Articles/Blogs Referenced:
(CNN article; Bock's Blog;)

2 comments:

spud tooley said...

i had some hesitations and misgivings before reading the document, but was actually quite impressed and invigorated after taking in the whole of what it addressed.

they chose not to say that creationism and inerrancy were non-negotiables - i liked that. for the first, there's very little biblical justification anymore behind whatever the latest flavor of anti-natural-selection dessert is being served up; for the latter, somehow we can admit that we can't prove the existence of God, but goshdarnit we have a golden egg this unprovable God laid right here. kind of stupid when you think about it ... not that thinking is a pre-requisite course in any of these endeavors.

more than anything, i was motivated and energized by the very positive nature of the piece - that it wasn't yet another "here's everything we're against" rant but an effort to make the gospel again a message of good news. imagine that - the gospel being good news. American Christianity has lost this defining characteristic ever since it embraced the neo-con's Jesus bobble-head doll.

and, maybe i missed it, but there didn't seem to be great emphasis on evangelism in this Evangelical Manifesto. was that intentional? i didn't see a single chick tract referenced in the bibliography...

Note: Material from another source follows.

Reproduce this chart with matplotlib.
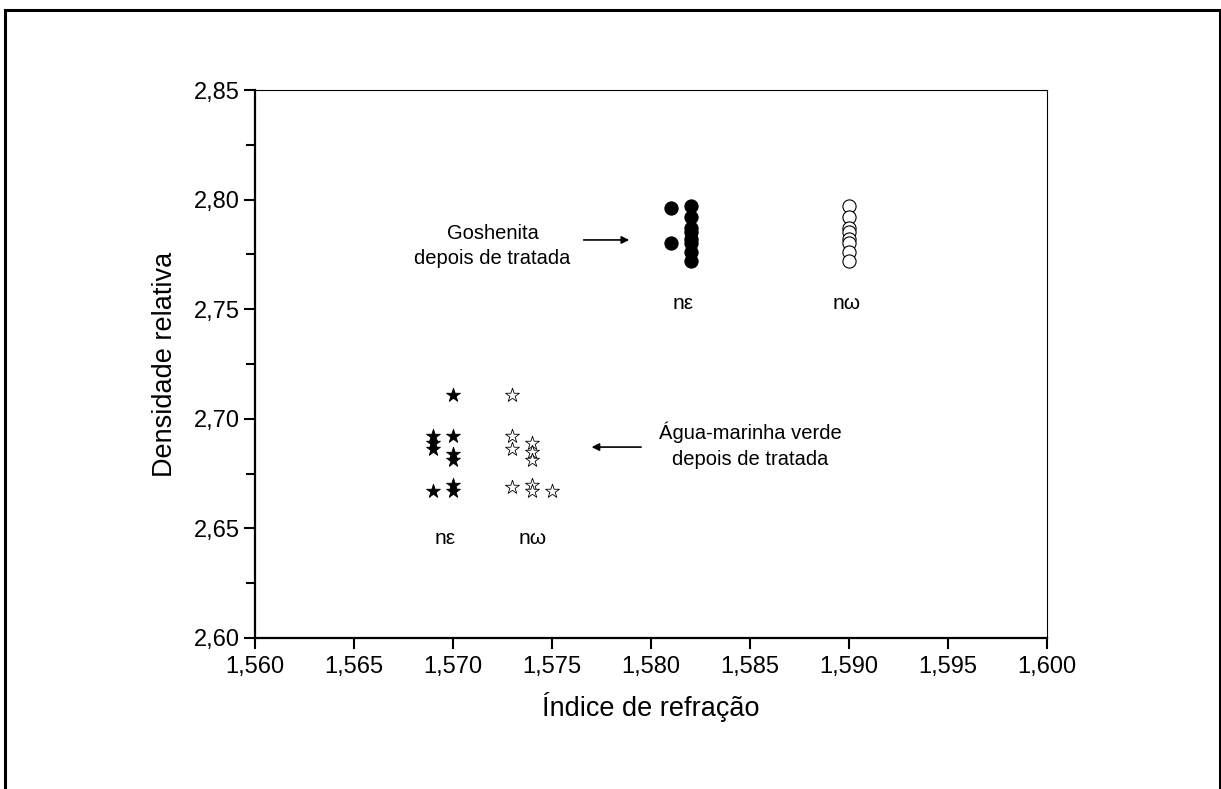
import matplotlib
matplotlib.use('Agg')
import matplotlib.pyplot as plt
from matplotlib.patches import Rectangle
from matplotlib.ticker import MultipleLocator, FuncFormatter

plt.rcParams['font.family'] = ['Liberation Sans', 'DejaVu Sans']

# goshenita depois de tratada
gosh_ne_x = [1.581, 1.581, 1.582, 1.582, 1.582, 1.582, 1.582, 1.582, 1.582, 1.582]
gosh_ne_y = [2.796, 2.780, 2.797, 2.792, 2.787, 2.785, 2.782, 2.780, 2.776, 2.772]
gosh_nw_x = [1.590] * 8
gosh_nw_y = [2.797, 2.792, 2.787, 2.785, 2.782, 2.780, 2.776, 2.772]

# agua-marinha verde depois de tratada
agua_ne_x = [1.569, 1.569, 1.569, 1.569, 1.570, 1.570, 1.570, 1.570, 1.570, 1.570]
agua_ne_y = [2.692, 2.689, 2.686, 2.667, 2.711, 2.692, 2.684, 2.681, 2.670, 2.667]
agua_nw_x = [1.573, 1.573, 1.573, 1.573, 1.574, 1.574, 1.574, 1.574, 1.574, 1.575]
agua_nw_y = [2.711, 2.692, 2.686, 2.669, 2.689, 2.685, 2.681, 2.670, 2.667, 2.667]

fig = plt.figure(figsize=(12.21, 7.89), dpi=100)
ax = fig.add_axes([0.2088, 0.1914, 0.6487, 0.6945])

ax.scatter(gosh_ne_x, gosh_ne_y, s=90, marker='o', facecolor='black', edgecolor='black', linewidth=0.8, zorder=3)
ax.scatter(gosh_nw_x, gosh_nw_y, s=90, marker='o', facecolor='white', edgecolor='black', linewidth=0.8, zorder=3)
ax.scatter(agua_ne_x, agua_ne_y, s=110, marker='*', facecolor='black', edgecolor='black', linewidth=0.6, zorder=3)
ax.scatter(agua_nw_x, agua_nw_y, s=110, marker='*', facecolor='white', edgecolor='black', linewidth=0.6, zorder=3)

ax.set_xlim(1.560, 1.600)
ax.set_ylim(2.60, 2.85)
ax.xaxis.set_major_locator(MultipleLocator(0.005))
ax.yaxis.set_major_locator(MultipleLocator(0.05))
ax.yaxis.set_minor_locator(MultipleLocator(0.025))
ax.xaxis.set_major_formatter(FuncFormatter(lambda v, p: f'{v:.3f}'.replace('.', ',')))
ax.yaxis.set_major_formatter(FuncFormatter(lambda v, p: f'{v:.2f}'.replace('.', ',')))

ax.tick_params(axis='both', which='major', direction='out', length=8, width=1.5, labelsize=17, color='black')
ax.tick_params(axis='y', which='minor', direction='out', length=6.5, width=1.5)
ax.tick_params(axis='x', pad=5)
ax.tick_params(axis='y', pad=3)

for side in ['left', 'bottom']:
    ax.spines[side].set_linewidth(1.6)
for side in ['top', 'right']:
    ax.spines[side].set_linewidth(0.8)

ax.set_xlabel('Índice de refração', fontsize=19.5, labelpad=10)
ax.set_ylabel('Densidade relativa', fontsize=19.5, labelpad=11)

# labels and arrows
ax.text(1.5720, 2.7788, 'Goshenita\ndepois de tratada', fontsize=14.5, ha='center', va='center', linespacing=1.45)
ax.annotate('', xy=(1.5789, 2.7816), xytext=(1.5766, 2.7816),
            arrowprops=dict(arrowstyle='-|>', color='black', lw=1.2, mutation_scale=11, shrinkA=0, shrinkB=0))
ax.text(1.5850, 2.6880, 'Água-marinha verde\ndepois de tratada', fontsize=14.5, ha='center', va='center', linespacing=1.45)
ax.annotate('', xy=(1.5770, 2.6871), xytext=(1.5795, 2.6871),
            arrowprops=dict(arrowstyle='-|>', color='black', lw=1.2, mutation_scale=11, shrinkA=0, shrinkB=0))

for x, y, lab in [(1.5816, 2.7528, 'nε'), (1.5899, 2.7528, 'nω'),
                  (1.5696, 2.6456, 'nε'), (1.5740, 2.6456, 'nω')]:
    ax.text(x, y, lab, fontsize=15, ha='center', va='center')

# frame around the figure
fig.patches.append(Rectangle((5 / 1221, -0.02), 1215 / 1221, 1.02 - 9.5 / 789,
                             transform=fig.transFigure, fill=False, edgecolor='black', linewidth=2.2))

fig.savefig('out.png', dpi=100)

perhaps one unintended benefit of the proposal is a clear opportunity to take this EM (Evangelical Manifesto) and align it with the other EM (Emergent Manifesto) and finally have all our EM & EMs in a row without demonizing the other side.

one can only hope...

mike rucker
fairburn, georgia, usa
mikerucker.wordpress.com

p.s. like you, i thought the ABSENCE of certain signatures was a plus...

Rob G. Reid said...

Mike,
Thanks for your keen insight and opinion. It seems we share the same ambivalence about "evangelicalism." I am very encouraged by the attempts being made by evangelicals to divorce themselves from the neo-con movement and so-called "Christian [R]ight." This document is at least a step, I think, in the right direction for the movement.